The Taliban issued a decree last weekend ordering the women of Afghanistan to wear an all-covering veil, ideally the burqa, in public. If a woman doesn’t follow this rule, her male “guardian” could face jail time. This is only the latest example of how the Taliban, who seized power over Afghanistan last summer, haven’t changed much since their brutal rule in 1996–2001.
In the ’90s, women who traveled alone or failed to wear a burqa were lashed in public. The “new” Taliban are keen to avoid graphic scenes as they try to save face internationally amid an economic catastrophe. But the basic idea is the same: If the Taliban consider something a religious obligation, the group will use force to ensure the population complies.
The Taliban are exceptionally harsh, but they’re hardly the only group engaging in religious coercion. Unlike terrorism in the name of Islam—which really is an extreme position—the enforcement of Islam with state power is a mainstream idea in much of the Muslim world. Nuances of culture, sect and context aside, it is the standard practice under any regime that considers itself “Islamic.”
In Saudi Arabia and Iran, women are also forced to wear a veil, which may not necessarily cover the face but certainly covers the head. At least a dozen such “Islamic” states have harsh laws, including the death penalty, against apostasy and blasphemy. There are “Ramadan laws,” from Malaysia to Morocco, which ban Muslims from eating or drinking in public during fasting hours.
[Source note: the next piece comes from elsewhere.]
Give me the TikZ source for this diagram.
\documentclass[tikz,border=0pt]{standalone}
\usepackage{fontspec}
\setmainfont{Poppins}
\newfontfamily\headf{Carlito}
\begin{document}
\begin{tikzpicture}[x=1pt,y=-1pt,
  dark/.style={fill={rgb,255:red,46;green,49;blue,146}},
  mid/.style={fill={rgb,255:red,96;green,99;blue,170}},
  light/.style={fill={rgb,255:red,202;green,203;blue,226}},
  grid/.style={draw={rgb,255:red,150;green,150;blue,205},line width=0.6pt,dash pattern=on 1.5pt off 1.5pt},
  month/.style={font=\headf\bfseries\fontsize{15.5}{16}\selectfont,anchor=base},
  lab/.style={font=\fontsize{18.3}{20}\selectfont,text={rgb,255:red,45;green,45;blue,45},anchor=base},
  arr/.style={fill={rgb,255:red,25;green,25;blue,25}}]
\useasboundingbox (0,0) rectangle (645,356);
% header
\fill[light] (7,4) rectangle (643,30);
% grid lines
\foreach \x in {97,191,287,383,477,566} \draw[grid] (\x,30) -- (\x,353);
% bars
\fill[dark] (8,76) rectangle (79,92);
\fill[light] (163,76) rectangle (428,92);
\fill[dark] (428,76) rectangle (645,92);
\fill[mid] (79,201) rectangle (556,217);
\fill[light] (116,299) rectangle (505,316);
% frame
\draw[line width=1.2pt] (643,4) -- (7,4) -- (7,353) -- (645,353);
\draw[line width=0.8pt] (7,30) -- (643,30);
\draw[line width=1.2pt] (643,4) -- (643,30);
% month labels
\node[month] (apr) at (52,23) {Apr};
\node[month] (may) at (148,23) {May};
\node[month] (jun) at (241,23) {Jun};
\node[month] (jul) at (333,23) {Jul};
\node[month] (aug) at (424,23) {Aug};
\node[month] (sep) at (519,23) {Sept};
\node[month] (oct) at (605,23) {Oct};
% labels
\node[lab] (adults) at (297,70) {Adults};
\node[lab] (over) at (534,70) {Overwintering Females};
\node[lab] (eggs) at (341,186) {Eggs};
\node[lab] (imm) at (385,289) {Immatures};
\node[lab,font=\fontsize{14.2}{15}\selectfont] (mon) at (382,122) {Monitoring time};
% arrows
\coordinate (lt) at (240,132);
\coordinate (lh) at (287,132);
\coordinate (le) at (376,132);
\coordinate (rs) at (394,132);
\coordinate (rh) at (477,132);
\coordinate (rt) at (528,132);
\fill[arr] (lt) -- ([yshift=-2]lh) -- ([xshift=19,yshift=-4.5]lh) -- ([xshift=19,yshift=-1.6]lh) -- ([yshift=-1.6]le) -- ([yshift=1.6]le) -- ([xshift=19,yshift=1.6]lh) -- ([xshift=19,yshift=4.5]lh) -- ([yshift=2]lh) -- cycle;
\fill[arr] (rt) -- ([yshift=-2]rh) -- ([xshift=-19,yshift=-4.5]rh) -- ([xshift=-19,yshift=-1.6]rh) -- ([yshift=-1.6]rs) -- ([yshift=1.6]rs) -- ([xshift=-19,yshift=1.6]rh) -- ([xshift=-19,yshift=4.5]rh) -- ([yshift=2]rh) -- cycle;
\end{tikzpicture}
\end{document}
Liberal-minded Muslims, especially those living in the West, often consider these religious dictates bizarre, finding support for a soft touch in the Quran. The most famous of these is a short phrase in the scripture’s longest chapter: “There is no compulsion in religion.”
This statement sounds like a proclamation of freedom of religion—even freedom from religion. But medieval Muslim scholars who interpreted the Quran didn’t understand this verse in such liberal terms. They understood it only as sparing Jews and Christians from forced conversion to Islam. This limited toleration, despite second-class status, was quite generous for its time. But it was short of equal rights under the law, which we owe to modern liberalism.
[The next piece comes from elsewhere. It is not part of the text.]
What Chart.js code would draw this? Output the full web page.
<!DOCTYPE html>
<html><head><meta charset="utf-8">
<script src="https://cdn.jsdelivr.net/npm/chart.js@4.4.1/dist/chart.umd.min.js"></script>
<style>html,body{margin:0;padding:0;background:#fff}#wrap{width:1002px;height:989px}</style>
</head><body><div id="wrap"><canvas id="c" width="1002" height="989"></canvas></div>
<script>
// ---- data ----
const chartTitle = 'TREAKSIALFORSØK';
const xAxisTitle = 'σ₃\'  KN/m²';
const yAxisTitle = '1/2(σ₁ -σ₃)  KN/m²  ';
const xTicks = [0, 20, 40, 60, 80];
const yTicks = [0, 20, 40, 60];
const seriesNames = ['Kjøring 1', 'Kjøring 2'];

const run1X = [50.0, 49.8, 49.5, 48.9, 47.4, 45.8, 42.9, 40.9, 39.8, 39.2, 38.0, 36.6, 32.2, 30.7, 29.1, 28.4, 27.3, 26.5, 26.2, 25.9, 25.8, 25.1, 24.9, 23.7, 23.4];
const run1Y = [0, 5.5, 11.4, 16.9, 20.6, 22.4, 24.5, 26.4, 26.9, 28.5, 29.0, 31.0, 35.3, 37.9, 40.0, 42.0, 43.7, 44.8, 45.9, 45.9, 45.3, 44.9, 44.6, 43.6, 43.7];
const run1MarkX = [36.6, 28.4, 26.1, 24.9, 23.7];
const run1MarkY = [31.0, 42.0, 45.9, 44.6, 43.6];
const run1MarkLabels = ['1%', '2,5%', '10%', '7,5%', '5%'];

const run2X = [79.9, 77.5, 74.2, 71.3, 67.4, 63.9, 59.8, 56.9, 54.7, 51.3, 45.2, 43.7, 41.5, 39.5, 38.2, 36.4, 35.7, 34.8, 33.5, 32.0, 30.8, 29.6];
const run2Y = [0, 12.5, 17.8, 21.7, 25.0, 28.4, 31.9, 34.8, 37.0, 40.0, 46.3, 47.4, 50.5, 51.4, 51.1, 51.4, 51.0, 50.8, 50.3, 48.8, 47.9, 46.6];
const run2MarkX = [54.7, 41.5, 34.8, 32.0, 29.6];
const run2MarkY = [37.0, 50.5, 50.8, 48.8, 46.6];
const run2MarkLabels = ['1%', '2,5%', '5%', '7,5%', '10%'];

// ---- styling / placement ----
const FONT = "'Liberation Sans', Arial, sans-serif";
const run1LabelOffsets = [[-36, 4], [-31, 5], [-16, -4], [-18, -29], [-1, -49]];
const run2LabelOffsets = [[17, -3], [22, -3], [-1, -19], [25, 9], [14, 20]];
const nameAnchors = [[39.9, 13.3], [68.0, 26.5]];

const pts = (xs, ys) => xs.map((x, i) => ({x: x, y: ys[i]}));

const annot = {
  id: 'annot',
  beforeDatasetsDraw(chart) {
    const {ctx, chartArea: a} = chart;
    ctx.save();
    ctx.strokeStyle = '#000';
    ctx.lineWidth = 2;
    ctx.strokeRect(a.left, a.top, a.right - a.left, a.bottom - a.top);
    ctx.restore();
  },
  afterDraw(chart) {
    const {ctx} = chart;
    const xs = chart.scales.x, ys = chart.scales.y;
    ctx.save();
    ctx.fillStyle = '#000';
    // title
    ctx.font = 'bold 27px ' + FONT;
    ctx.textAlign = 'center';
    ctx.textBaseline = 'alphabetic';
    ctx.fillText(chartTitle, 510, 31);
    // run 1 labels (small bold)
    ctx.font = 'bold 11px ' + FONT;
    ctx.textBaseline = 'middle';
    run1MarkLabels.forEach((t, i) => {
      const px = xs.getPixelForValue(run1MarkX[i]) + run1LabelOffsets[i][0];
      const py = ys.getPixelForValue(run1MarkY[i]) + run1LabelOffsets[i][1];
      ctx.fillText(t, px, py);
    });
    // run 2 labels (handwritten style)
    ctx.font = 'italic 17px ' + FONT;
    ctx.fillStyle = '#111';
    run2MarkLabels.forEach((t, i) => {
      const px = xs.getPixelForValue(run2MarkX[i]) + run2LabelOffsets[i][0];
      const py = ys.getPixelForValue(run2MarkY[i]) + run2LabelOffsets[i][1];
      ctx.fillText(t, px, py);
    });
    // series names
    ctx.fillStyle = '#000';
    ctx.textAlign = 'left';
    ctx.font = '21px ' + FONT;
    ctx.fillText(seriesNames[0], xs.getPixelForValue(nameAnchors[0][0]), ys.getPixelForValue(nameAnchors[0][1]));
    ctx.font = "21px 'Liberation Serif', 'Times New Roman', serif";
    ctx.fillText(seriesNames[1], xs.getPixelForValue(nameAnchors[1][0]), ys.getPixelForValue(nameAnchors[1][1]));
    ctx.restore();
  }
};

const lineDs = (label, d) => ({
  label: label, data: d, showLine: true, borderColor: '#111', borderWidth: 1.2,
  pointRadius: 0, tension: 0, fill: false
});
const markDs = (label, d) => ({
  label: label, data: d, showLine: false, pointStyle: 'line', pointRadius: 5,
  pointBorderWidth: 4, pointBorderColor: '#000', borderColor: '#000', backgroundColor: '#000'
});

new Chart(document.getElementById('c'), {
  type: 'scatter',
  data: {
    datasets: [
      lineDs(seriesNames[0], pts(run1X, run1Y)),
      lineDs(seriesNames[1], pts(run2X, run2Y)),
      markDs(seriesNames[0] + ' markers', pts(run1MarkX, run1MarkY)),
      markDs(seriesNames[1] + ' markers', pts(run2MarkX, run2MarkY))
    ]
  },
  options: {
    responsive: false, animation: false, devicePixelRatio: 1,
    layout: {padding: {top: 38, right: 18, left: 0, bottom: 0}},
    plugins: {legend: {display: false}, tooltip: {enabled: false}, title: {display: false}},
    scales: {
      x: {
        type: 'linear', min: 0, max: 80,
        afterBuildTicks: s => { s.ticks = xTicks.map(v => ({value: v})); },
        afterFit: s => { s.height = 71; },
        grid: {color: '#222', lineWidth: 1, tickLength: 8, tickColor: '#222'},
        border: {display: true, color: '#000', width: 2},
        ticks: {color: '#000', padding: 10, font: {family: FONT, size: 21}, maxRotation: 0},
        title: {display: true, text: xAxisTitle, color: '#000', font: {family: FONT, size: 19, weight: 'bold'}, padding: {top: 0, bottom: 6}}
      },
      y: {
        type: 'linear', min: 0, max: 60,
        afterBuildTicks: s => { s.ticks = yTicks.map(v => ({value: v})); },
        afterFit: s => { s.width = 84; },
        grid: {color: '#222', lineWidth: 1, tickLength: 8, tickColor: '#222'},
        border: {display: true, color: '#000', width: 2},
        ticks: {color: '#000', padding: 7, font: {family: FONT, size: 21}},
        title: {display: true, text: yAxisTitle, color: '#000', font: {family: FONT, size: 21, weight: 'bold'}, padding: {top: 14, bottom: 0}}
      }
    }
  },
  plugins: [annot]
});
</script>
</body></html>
Meanwhile, in its medieval interpretation, the “no compulsion” verse didn’t apply to Muslims, who could be beaten with sticks if they gave up public prayers or drank wine. Because of the criminalization of apostasy, they could even be executed if they renounced Islam.
No wonder some conservative translations of the Quran carefully edit the “no compulsion” verse. Sahih International, published in Saudi Arabia, inserts a caveat: “There shall be no compulsion in [acceptance of] the religion.” It means that you are free to stay out of Islam. But once you have accepted it, even by birth, you aren’t free.
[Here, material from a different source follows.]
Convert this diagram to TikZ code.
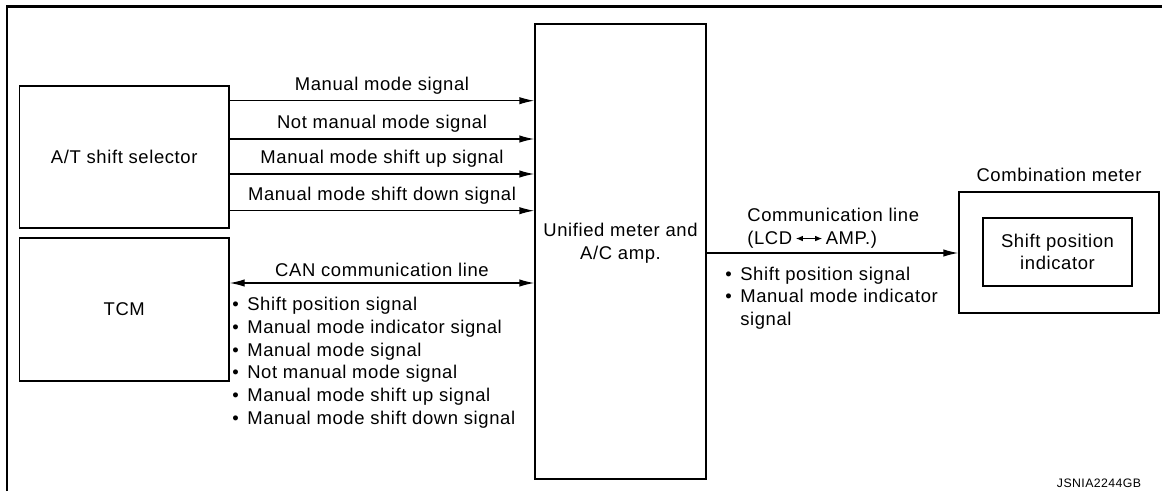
\documentclass[tikz,border=0pt]{standalone}
\usepackage{fontspec}
\setmainfont{Liberation Sans}[LetterSpace=3.3]
\usepackage{tikz}
\usetikzlibrary{positioning, calc, arrows.meta}

\newcommand{\sigbullet}{\makebox[8.5pt][l]{\textbullet}}

\begin{document}
\begin{tikzpicture}[x=0.02cm, y=-0.02cm, font=\fontsize{10.5}{12.9}\selectfont, >={Latex[length=8.5pt,width=4.2pt]}]
		\tikzstyle{unit}=[draw=black, line width=0.8pt, inner sep=0pt, align=center]
		\tikzstyle{sig}=[->, line width=0.7pt]
		\tikzstyle{siglist}=[anchor=north west, inner sep=0pt, align=left]

		\useasboundingbox (0,0) rectangle (1162,491);
		\draw[line width=1.7pt] (7,491) -- (7,6.5) -- (1162,6.5);

		\node (selector) at (124.25,157) [unit, minimum width=4.19cm, minimum height=2.84cm] {A/T shift selector};
		\node (tcm) at (124.25,309.5) [unit, minimum width=4.19cm, minimum height=2.86cm] {TCM};
		\node (amp) at (620.5,251.5) [unit, minimum width=3.42cm, minimum height=9.1cm] {};
		\node (amptext) at ($(amp.center)+(0,-8)$) [align=center, inner sep=0pt] {Unified meter and\\A/C amp.};

		\node (meter) at (1059,252.5) [unit, minimum width=4cm, minimum height=2.42cm] {};
		\node (indicator) at (1057.5,252) [unit, minimum width=2.98cm, minimum height=1.36cm] {Shift position\\indicator};
		\node (metertitle) [above=1.8pt of meter] {Combination meter};

		\foreach \y/\txt in {100.7/Manual mode signal, 139/Not manual mode signal, 174/Manual mode shift up signal, 210.7/Manual mode shift down signal}
			\draw[sig] (selector.east |- 0,\y) -- node[above] {\txt} (amp.west |- 0,\y);

		\draw[<->, line width=0.7pt] (tcm.east |- 0,283) -- node[above] {CAN communication line} (amp.west |- 0,283);
		\node (canlist) at (232,297) [siglist] {\sigbullet Shift position signal\\
			\sigbullet Manual mode indicator signal\\
			\sigbullet Manual mode signal\\
			\sigbullet Not manual mode signal\\
			\sigbullet Manual mode shift up signal\\
			\sigbullet Manual mode shift down signal};

		\draw[sig] (amp.east |- 0,253) -- (meter.west |- 0,253);
		\node (commtext) at (747,208) [siglist] {Communication line\\
			(LCD\,\tikz[baseline=-0.6ex]\draw[{Latex[length=4pt,width=3.2pt]}-{Latex[length=4pt,width=3.2pt]}, line width=0.6pt] (0pt,0pt) -- (15pt,0pt);\,AMP.)};
		\node (commlist) at (725,266.5) [siglist] {\sigbullet Shift position signal\\
			\sigbullet Manual mode indicator\\
			\hspace*{8.5pt}signal};

		\node (code) at (1099,483) {\fontsize{7}{8}\selectfont JSNIA2244GB};
\end{tikzpicture}
\end{document}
The Quran also repeatedly calls for “commanding the right and forbidding the wrong.” A survey of Islamic tradition shows that this duty had more-noble interpretations than religious coercion, such as merely propagating Islam or speaking out against tyrannical rulers. Those rulers, however, preferred an orthodoxy that preached docile “obedience” to themselves while zealously pursuing heretics and sinners.
The same orthodoxy also turned an institution that the prophet Muhammad founded to combat fraud in the marketplace—the muhtasib—into full-fledged religion police.
Today, critical readings of the Islamic tradition are necessary to challenge the coercive Islam of the Taliban and their ilk. It is also necessary to stress what coercion really achieves: not a genuine, heartfelt piety but only hypocrisy. It even achieves what Islamists abhor most: loss of faith in Islam, even contempt of it—as proven by a large number of vocal ex-Muslims, especially from countries with Islamist regimes such as Iran.
A Christian thinker in the 17th century had observed similar troubles with coercion, when his faith hadn’t yet outgrown it. “True and saving religion consists in the inward persuasion of the mind,” he wrote, dismissing the “outward force” of the state. Instead, the philosopher added, state-imposed religion only creates “hypocrisy and contempt of his Divine Majesty.” His name was John Locke, and his landmark essay, “A Letter Concerning Toleration,” would help transform Christendom.
Today parts of the Muslim world like Afghanistan need a Lockean step forward. This comes from a simple but powerful insight: Religion is “true and saving” only when based on free choice and free practice. When coerced, it turns soulless, oppressive, and ugly. It turns into the Taliban—old and new.